Implementing Evidential Reasoning in Expert Systems
This work addresses the problem of explanation generation in expert systems for domains like medical diagnosis, but it is incremental as it builds on existing Dempster-Shafer theory extensions.
The paper tackled the challenge of generating informative explanations in rule-based expert systems using the extended Dempster-Shafer theory, resulting in the development of GERTIS, a prototype system for diagnosing rheumatoid arthritis that demonstrates feasibility and suggests improvements for explanation generation and knowledge representation.

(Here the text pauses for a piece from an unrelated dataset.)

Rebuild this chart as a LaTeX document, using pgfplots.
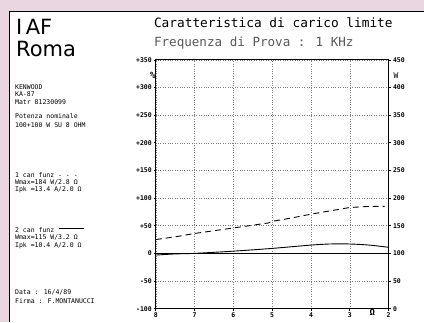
\documentclass[border=0pt]{standalone}
\usepackage{pgfplots}
\pgfplotsset{compat=1.18}
\usepackage{fontspec}
\setmainfont{DejaVu Sans}
\newfontfamily\plt{DejaVu Sans Mono}
\definecolor{pinkbg}{RGB}{234,214,224}
\begin{document}
\begin{tikzpicture}
\fill[pinkbg] (0pt,0pt) rectangle (424pt,322pt);
\fill[white] (10pt,0pt) rectangle (424pt,310pt);
\draw[line width=1pt] (10pt,0pt) -- (10pt,310pt) -- (424pt,310pt);
% header left
\node[anchor=west,inner sep=0pt,font=\fontsize{21}{23}\selectfont] at (16pt,295.5pt) {I\,AF};
\node[anchor=west,inner sep=0pt,font=\fontsize{21}{23}\selectfont] at (16pt,273pt) {Roma};
% titles
\node[anchor=west,inner sep=0pt,font=\plt\fontsize{12.8}{14}\selectfont] at (154pt,299pt) {Caratteristica di carico limite};
\node[anchor=west,inner sep=0pt,text=black!65,font=\plt\fontsize{12.6}{14}\selectfont] at (154pt,279pt) {Frequenza di Prova : 1 KHz};
% left info text
\begin{scope}[every node/.style={anchor=west,inner sep=0pt,font=\plt\fontsize{6.5}{7}\selectfont}]
\node at (15pt,235pt) {KENWOOD};
\node at (15pt,228pt) {KA-87};
\node at (15pt,220pt) {Matr  81230099};
\node at (15pt,206pt) {Potenza nominale};
\node at (15pt,197pt) {100+100 W SU 8 OHM};
\node at (15pt,147pt) {1 can  funz - - -};
\node at (15pt,139pt) {Wmax=184  W/2.8 Ω};
\node at (15pt,132pt) {Ipk =13.4 A/2.0 Ω};
\node at (15pt,92pt) {2 can  funz};
\node at (15pt,84pt) {Wmax=115  W/3.2 Ω};
\node at (15pt,76pt) {Ipk =10.4 A/2.0 Ω};
\node at (15pt,29pt) {Data  : 16/4/89};
\node at (15pt,21pt) {Firma : F.MONTANUCCI};
\end{scope}
\draw[line width=0.9pt] (59pt,93pt) -- (84pt,93pt);
% main axis
\begin{axis}[at={(156pt,13pt)}, anchor=south west, scale only axis,
  width=233pt, height=249pt,
  x dir=reverse, xmin=2, xmax=8, ymin=-100, ymax=350,
  xtick={2,3,4,5,6,7,8}, xticklabels={2,3,4,5,6,7,8},
  ytick={-100,-50,0,50,100,150,200,250,300,350},
  yticklabels={-100,-50,0,+50,+100,+150,+200,+250,+300,+350},
  xtick pos=bottom, ytick pos=left,
  tick align=outside, major tick length=2pt,
  axis line style={line width=0.9pt}, tick style={line width=0.8pt,black},
  grid=major, grid style={dotted, black!50, line width=0.5pt},
  /pgf/number format/assume math mode=true,
  ticklabel style={font=\plt\bfseries\fontsize{6.5}{7}\selectfont},
  yticklabel style={xshift=1.5pt},
  xticklabel style={yshift=1.5pt},
  clip=false]
\addplot[black, line width=0.9pt] coordinates {(8,0) (2,0)};
\addplot[black, line width=0.9pt, dash pattern=on 6pt off 4pt] coordinates {
 (8,25) (7.5,30) (7,36) (6,46) (5.1,55) (5,58) (4.5,64) (4,71) (3.5,77) (3,83) (2.5,85) (2.1,85)};
\addplot[black, line width=0.9pt, smooth] coordinates {
 (8,-3) (7.5,-1) (7,0) (6,4) (5,9) (4,15) (3.5,17) (3,17) (2.5,15) (2,11)};
\node[anchor=east,inner sep=0pt,font=\plt\bfseries\fontsize{9}{10}\selectfont] at (axis cs:8,322) {\%\hspace{2pt}};
\node[anchor=west,inner sep=0pt,font=\plt\fontsize{8}{10}\selectfont] at (axis cs:2,322) {\hspace{5pt}W};
\node[anchor=north,inner sep=0pt,font=\plt\bfseries\fontsize{9}{10}\selectfont] at (axis cs:2.42,-100) {Ω};
\end{axis}
\begin{axis}[at={(156pt,13pt)}, anchor=south west, scale only axis,
  width=233pt, height=249pt,
  xmin=2, xmax=8, ymin=0, ymax=450,
  axis x line=none, axis y line*=right,
  ytick={0,50,100,150,200,250,300,350,400,450},
  tick align=outside, major tick length=2pt,
  axis line style={line width=0.9pt}, tick style={line width=0.8pt,black},
  /pgf/number format/assume math mode=true,
  yticklabel style={font=\plt\bfseries\fontsize{6.5}{7}\selectfont, xshift=-1pt}]
\end{axis}
\end{tikzpicture}
\end{document}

The Dempster-Shafer theory has been extended recently for its application to expert systems. However, implementing the extended D-S reasoning model in rule-based systems greatly complicates the task of generating informative explanations. By implementing GERTIS, a prototype system for diagnosing rheumatoid arthritis, we show that two kinds of knowledge are essential for explanation generation: (l) taxonomic class relationships between hypotheses and (2) pointers to the rules that significantly contribute to belief in the hypothesis. As a result, the knowledge represented in GERTIS is richer and more complex than that of conventional rule-based systems. GERTIS not only demonstrates the feasibility of rule-based evidential-reasoning systems, but also suggests ways to generate better explanations, and to explicitly represent various useful relationships among hypotheses and rules.